## Begin MATERIAL FOR THE TASK
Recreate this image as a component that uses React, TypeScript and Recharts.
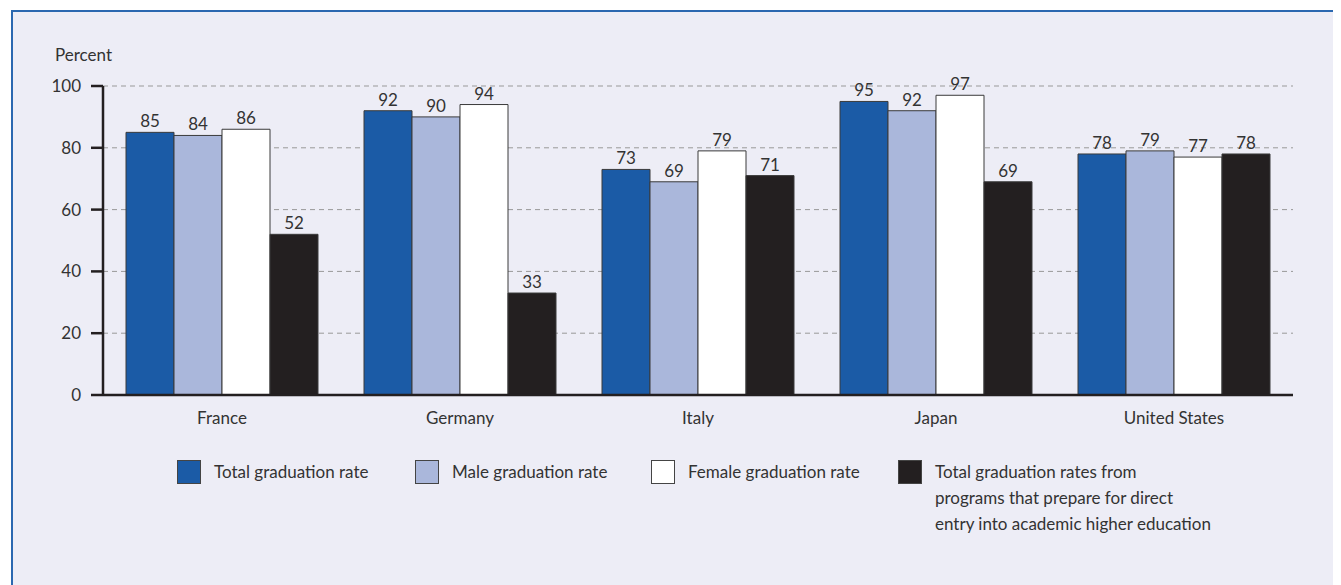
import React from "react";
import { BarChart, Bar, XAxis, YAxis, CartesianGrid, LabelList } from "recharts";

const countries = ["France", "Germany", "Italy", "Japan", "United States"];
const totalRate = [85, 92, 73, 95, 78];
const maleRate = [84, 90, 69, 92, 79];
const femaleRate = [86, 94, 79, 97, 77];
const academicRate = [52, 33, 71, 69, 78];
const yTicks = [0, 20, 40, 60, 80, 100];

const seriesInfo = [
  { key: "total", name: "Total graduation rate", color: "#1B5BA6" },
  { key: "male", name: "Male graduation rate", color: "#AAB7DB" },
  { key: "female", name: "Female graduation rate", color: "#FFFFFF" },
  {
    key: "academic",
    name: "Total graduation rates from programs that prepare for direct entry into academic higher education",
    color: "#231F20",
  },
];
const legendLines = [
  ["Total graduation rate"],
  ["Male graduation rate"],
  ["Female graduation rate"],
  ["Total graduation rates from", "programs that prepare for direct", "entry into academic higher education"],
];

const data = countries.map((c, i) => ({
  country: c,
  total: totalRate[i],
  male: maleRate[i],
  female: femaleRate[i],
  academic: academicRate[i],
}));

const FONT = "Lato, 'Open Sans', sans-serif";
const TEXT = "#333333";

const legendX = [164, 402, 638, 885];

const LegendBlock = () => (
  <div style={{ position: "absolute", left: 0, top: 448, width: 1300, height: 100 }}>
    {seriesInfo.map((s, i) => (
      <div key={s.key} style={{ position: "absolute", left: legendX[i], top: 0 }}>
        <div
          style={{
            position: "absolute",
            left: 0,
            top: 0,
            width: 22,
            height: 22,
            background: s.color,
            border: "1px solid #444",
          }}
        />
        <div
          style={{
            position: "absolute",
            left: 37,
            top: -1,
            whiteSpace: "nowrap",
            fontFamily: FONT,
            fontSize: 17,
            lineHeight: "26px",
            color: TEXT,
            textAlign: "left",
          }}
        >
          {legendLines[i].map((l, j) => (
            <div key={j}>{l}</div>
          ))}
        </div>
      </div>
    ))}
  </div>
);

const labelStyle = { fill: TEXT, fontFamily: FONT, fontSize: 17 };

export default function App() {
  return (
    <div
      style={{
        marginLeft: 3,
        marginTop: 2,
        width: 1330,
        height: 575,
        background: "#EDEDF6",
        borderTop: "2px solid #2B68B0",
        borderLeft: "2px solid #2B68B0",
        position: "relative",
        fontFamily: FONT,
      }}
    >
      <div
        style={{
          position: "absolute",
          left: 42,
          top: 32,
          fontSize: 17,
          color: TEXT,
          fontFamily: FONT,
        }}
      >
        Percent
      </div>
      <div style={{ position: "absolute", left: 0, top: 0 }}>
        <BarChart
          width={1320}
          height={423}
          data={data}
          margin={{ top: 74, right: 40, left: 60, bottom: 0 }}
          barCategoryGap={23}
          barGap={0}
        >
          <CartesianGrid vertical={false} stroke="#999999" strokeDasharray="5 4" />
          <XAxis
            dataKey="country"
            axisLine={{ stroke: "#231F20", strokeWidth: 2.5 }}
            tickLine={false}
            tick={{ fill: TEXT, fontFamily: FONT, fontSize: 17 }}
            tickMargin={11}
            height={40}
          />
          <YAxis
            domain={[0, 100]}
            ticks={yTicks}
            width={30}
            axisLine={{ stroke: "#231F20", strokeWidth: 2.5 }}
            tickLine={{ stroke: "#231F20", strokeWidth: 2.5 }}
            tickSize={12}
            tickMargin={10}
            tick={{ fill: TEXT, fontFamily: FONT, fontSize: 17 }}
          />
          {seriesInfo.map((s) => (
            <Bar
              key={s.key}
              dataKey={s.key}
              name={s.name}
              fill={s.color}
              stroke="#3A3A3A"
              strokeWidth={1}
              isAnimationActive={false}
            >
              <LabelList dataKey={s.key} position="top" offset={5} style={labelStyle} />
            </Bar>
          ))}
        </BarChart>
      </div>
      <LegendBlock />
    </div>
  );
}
## End MATERIAL FOR THE TASK
## Begin MATERIAL FOR THE TASK
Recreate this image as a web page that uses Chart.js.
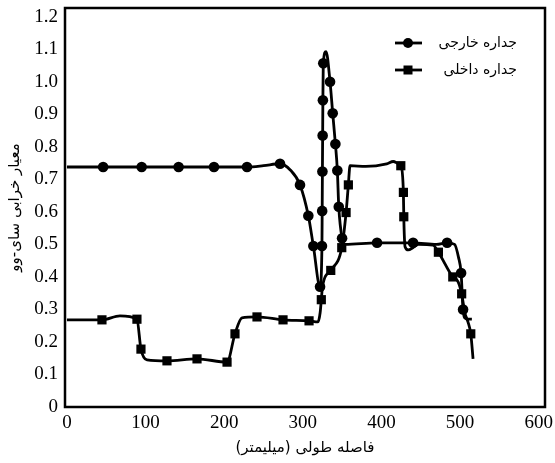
## End MATERIAL FOR THE TASK
- TASK DESCRIPTION: Copy the part that starts at the line with "Recreate this image as a component" and finishes at the line with "YAxis, CartesianGrid, LabelList", both included, and nothing more. Pictures are left out.

- TASK RESPONSE:
Recreate this image as a component that uses React, TypeScript and Recharts.
import React from "react";
import { BarChart, Bar, XAxis, YAxis, CartesianGrid, LabelList } from "recharts";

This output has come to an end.